+++ Data block

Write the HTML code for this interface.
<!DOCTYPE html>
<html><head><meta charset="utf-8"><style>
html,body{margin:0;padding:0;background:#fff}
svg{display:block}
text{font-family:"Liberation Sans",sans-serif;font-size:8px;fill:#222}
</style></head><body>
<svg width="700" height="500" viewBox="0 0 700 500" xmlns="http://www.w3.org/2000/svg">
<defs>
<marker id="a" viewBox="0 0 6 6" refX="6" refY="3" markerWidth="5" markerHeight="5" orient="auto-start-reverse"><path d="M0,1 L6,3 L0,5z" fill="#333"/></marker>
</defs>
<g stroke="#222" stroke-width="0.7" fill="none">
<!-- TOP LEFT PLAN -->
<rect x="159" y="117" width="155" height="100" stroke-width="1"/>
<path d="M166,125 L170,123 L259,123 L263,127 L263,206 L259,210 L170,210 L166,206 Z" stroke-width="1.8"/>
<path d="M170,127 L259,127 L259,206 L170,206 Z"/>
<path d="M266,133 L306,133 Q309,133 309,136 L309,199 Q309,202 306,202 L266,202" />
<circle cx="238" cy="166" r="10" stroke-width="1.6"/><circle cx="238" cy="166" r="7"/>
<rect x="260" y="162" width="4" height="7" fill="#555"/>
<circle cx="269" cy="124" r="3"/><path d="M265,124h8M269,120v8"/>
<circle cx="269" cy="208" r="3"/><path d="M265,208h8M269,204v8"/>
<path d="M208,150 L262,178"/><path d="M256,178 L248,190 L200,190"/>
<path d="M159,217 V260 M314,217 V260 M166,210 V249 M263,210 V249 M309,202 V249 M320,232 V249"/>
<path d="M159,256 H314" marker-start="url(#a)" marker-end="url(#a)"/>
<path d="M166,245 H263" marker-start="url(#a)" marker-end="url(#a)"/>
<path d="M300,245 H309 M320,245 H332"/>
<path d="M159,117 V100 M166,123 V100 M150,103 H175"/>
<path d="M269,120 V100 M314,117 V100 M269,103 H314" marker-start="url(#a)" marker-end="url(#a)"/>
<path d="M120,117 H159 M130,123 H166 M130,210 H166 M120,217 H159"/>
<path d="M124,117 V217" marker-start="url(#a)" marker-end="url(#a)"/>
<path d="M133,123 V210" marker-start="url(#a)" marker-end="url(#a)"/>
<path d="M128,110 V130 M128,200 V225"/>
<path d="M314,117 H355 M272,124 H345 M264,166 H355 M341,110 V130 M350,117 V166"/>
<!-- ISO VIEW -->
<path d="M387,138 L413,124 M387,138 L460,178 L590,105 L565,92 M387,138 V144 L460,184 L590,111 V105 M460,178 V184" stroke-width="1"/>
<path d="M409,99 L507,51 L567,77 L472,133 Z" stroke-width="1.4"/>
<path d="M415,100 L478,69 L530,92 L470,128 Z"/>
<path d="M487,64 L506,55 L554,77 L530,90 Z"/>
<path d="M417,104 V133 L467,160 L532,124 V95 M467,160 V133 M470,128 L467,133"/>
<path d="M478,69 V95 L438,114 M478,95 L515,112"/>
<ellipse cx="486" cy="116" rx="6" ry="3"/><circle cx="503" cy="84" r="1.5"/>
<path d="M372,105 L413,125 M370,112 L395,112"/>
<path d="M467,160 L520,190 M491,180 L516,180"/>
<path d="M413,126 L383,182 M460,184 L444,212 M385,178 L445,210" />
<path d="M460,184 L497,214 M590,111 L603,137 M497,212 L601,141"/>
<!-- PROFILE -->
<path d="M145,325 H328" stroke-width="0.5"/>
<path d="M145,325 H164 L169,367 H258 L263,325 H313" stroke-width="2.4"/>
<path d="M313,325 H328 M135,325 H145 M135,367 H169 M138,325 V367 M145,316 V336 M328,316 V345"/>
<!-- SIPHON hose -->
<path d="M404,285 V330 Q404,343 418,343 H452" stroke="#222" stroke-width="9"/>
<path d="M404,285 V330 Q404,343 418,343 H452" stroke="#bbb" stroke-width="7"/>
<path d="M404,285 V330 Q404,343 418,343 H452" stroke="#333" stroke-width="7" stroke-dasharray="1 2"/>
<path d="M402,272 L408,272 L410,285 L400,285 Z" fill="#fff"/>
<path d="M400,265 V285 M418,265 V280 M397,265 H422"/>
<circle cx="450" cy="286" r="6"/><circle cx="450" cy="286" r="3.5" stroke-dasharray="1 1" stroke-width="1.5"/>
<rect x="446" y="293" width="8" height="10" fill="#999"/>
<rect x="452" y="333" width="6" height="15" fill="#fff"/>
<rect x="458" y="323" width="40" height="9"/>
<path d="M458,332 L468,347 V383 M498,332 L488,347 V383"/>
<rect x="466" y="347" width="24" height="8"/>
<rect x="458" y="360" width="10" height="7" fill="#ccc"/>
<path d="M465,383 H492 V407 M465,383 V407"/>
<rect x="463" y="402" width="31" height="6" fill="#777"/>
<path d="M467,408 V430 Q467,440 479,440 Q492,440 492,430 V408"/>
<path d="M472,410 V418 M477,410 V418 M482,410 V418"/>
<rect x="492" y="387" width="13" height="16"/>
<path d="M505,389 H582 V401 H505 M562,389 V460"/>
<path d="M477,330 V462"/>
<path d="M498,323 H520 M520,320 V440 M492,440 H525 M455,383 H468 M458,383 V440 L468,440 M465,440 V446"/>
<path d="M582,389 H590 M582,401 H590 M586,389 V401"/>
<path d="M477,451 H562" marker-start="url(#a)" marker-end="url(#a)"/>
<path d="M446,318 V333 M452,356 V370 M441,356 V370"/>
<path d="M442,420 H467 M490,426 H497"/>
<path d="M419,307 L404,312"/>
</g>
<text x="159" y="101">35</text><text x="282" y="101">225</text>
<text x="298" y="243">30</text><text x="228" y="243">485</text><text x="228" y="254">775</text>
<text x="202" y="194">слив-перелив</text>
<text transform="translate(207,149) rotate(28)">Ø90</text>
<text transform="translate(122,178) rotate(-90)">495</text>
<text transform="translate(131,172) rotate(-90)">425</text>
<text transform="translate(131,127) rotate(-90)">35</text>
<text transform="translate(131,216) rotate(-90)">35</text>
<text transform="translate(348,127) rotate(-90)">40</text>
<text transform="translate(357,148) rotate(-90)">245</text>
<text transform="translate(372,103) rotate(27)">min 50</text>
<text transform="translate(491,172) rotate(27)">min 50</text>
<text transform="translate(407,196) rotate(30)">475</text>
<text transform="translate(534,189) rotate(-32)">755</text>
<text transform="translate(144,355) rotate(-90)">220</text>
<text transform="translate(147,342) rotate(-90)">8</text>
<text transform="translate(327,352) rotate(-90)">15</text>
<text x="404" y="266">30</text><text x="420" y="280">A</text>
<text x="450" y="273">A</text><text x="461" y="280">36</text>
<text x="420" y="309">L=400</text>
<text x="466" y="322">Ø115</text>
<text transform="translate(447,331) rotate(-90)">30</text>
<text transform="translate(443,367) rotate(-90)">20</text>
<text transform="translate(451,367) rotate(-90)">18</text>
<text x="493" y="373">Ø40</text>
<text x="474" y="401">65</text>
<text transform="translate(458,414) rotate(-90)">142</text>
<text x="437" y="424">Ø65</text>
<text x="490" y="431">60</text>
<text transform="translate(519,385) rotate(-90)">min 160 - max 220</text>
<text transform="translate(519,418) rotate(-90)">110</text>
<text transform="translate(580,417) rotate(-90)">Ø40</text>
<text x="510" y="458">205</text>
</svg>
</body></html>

++++++

_Directions_
Please reproduce each line exactly as written.

_The output_
Write the HTML code for this interface.
<!DOCTYPE html>
<html><head><meta charset="utf-8"><style>
html,body{margin:0;padding:0;background:#fff}
svg{display:block}
text{font-family:"Liberation Sans",sans-serif;font-size:8px;fill:#222}
</style></head><body>
<svg width="700" height="500" viewBox="0 0 700 500" xmlns="http://www.w3.org/2000/svg">
<defs>
<marker id="a" viewBox="0 0 6 6" refX="6" refY="3" markerWidth="5" markerHeight="5" orient="auto-start-reverse"><path d="M0,1 L6,3 L0,5z" fill="#333"/></marker>
</defs>
<g stroke="#222" stroke-width="0.7" fill="none">
<!-- TOP LEFT PLAN -->
<rect x="159" y="117" width="155" height="100" stroke-width="1"/>
<path d="M166,125 L170,123 L259,123 L263,127 L263,206 L259,210 L170,210 L166,206 Z" stroke-width="1.8"/>
<path d="M170,127 L259,127 L259,206 L170,206 Z"/>
<path d="M266,133 L306,133 Q309,133 309,136 L309,199 Q309,202 306,202 L266,202" />
<circle cx="238" cy="166" r="10" stroke-width="1.6"/><circle cx="238" cy="166" r="7"/>
<rect x="260" y="162" width="4" height="7" fill="#555"/>
<circle cx="269" cy="124" r="3"/><path d="M265,124h8M269,120v8"/>
<circle cx="269" cy="208" r="3"/><path d="M265,208h8M269,204v8"/>
<path d="M208,150 L262,178"/><path d="M256,178 L248,190 L200,190"/>
<path d="M159,217 V260 M314,217 V260 M166,210 V249 M263,210 V249 M309,202 V249 M320,232 V249"/>
<path d="M159,256 H314" marker-start="url(#a)" marker-end="url(#a)"/>
<path d="M166,245 H263" marker-start="url(#a)" marker-end="url(#a)"/>
<path d="M300,245 H309 M320,245 H332"/>
<path d="M159,117 V100 M166,123 V100 M150,103 H175"/>
<path d="M269,120 V100 M314,117 V100 M269,103 H314" marker-start="url(#a)" marker-end="url(#a)"/>
<path d="M120,117 H159 M130,123 H166 M130,210 H166 M120,217 H159"/>
<path d="M124,117 V217" marker-start="url(#a)" marker-end="url(#a)"/>
<path d="M133,123 V210" marker-start="url(#a)" marker-end="url(#a)"/>
<path d="M128,110 V130 M128,200 V225"/>
<path d="M314,117 H355 M272,124 H345 M264,166 H355 M341,110 V130 M350,117 V166"/>
<!-- ISO VIEW -->
<path d="M387,138 L413,124 M387,138 L460,178 L590,105 L565,92 M387,138 V144 L460,184 L590,111 V105 M460,178 V184" stroke-width="1"/>
<path d="M409,99 L507,51 L567,77 L472,133 Z" stroke-width="1.4"/>
<path d="M415,100 L478,69 L530,92 L470,128 Z"/>
<path d="M487,64 L506,55 L554,77 L530,90 Z"/>
<path d="M417,104 V133 L467,160 L532,124 V95 M467,160 V133 M470,128 L467,133"/>
<path d="M478,69 V95 L438,114 M478,95 L515,112"/>
<ellipse cx="486" cy="116" rx="6" ry="3"/><circle cx="503" cy="84" r="1.5"/>
<path d="M372,105 L413,125 M370,112 L395,112"/>
<path d="M467,160 L520,190 M491,180 L516,180"/>
<path d="M413,126 L383,182 M460,184 L444,212 M385,178 L445,210" />
<path d="M460,184 L497,214 M590,111 L603,137 M497,212 L601,141"/>
<!-- PROFILE -->
<path d="M145,325 H328" stroke-width="0.5"/>
<path d="M145,325 H164 L169,367 H258 L263,325 H313" stroke-width="2.4"/>
<path d="M313,325 H328 M135,325 H145 M135,367 H169 M138,325 V367 M145,316 V336 M328,316 V345"/>
<!-- SIPHON hose -->
<path d="M404,285 V330 Q404,343 418,343 H452" stroke="#222" stroke-width="9"/>
<path d="M404,285 V330 Q404,343 418,343 H452" stroke="#bbb" stroke-width="7"/>
<path d="M404,285 V330 Q404,343 418,343 H452" stroke="#333" stroke-width="7" stroke-dasharray="1 2"/>
<path d="M402,272 L408,272 L410,285 L400,285 Z" fill="#fff"/>
<path d="M400,265 V285 M418,265 V280 M397,265 H422"/>
<circle cx="450" cy="286" r="6"/><circle cx="450" cy="286" r="3.5" stroke-dasharray="1 1" stroke-width="1.5"/>
<rect x="446" y="293" width="8" height="10" fill="#999"/>
<rect x="452" y="333" width="6" height="15" fill="#fff"/>
<rect x="458" y="323" width="40" height="9"/>
<path d="M458,332 L468,347 V383 M498,332 L488,347 V383"/>
<rect x="466" y="347" width="24" height="8"/>
<rect x="458" y="360" width="10" height="7" fill="#ccc"/>
<path d="M465,383 H492 V407 M465,383 V407"/>
<rect x="463" y="402" width="31" height="6" fill="#777"/>
<path d="M467,408 V430 Q467,440 479,440 Q492,440 492,430 V408"/>
<path d="M472,410 V418 M477,410 V418 M482,410 V418"/>
<rect x="492" y="387" width="13" height="16"/>
<path d="M505,389 H582 V401 H505 M562,389 V460"/>
<path d="M477,330 V462"/>
<path d="M498,323 H520 M520,320 V440 M492,440 H525 M455,383 H468 M458,383 V440 L468,440 M465,440 V446"/>
<path d="M582,389 H590 M582,401 H590 M586,389 V401"/>
<path d="M477,451 H562" marker-start="url(#a)" marker-end="url(#a)"/>
<path d="M446,318 V333 M452,356 V370 M441,356 V370"/>
<path d="M442,420 H467 M490,426 H497"/>
<path d="M419,307 L404,312"/>
</g>
<text x="159" y="101">35</text><text x="282" y="101">225</text>
<text x="298" y="243">30</text><text x="228" y="243">485</text><text x="228" y="254">775</text>
<text x="202" y="194">слив-перелив</text>
<text transform="translate(207,149) rotate(28)">Ø90</text>
<text transform="translate(122,178) rotate(-90)">495</text>
<text transform="translate(131,172) rotate(-90)">425</text>
<text transform="translate(131,127) rotate(-90)">35</text>
<text transform="translate(131,216) rotate(-90)">35</text>
<text transform="translate(348,127) rotate(-90)">40</text>
<text transform="translate(357,148) rotate(-90)">245</text>
<text transform="translate(372,103) rotate(27)">min 50</text>
<text transform="translate(491,172) rotate(27)">min 50</text>
<text transform="translate(407,196) rotate(30)">475</text>
<text transform="translate(534,189) rotate(-32)">755</text>
<text transform="translate(144,355) rotate(-90)">220</text>
<text transform="translate(147,342) rotate(-90)">8</text>
<text transform="translate(327,352) rotate(-90)">15</text>
<text x="404" y="266">30</text><text x="420" y="280">A</text>
<text x="450" y="273">A</text><text x="461" y="280">36</text>
<text x="420" y="309">L=400</text>
<text x="466" y="322">Ø115</text>
<text transform="translate(447,331) rotate(-90)">30</text>
<text transform="translate(443,367) rotate(-90)">20</text>
<text transform="translate(451,367) rotate(-90)">18</text>
<text x="493" y="373">Ø40</text>
<text x="474" y="401">65</text>
<text transform="translate(458,414) rotate(-90)">142</text>
<text x="437" y="424">Ø65</text>
<text x="490" y="431">60</text>
<text transform="translate(519,385) rotate(-90)">min 160 - max 220</text>
<text transform="translate(519,418) rotate(-90)">110</text>
<text transform="translate(580,417) rotate(-90)">Ø40</text>
<text x="510" y="458">205</text>
</svg>
</body></html>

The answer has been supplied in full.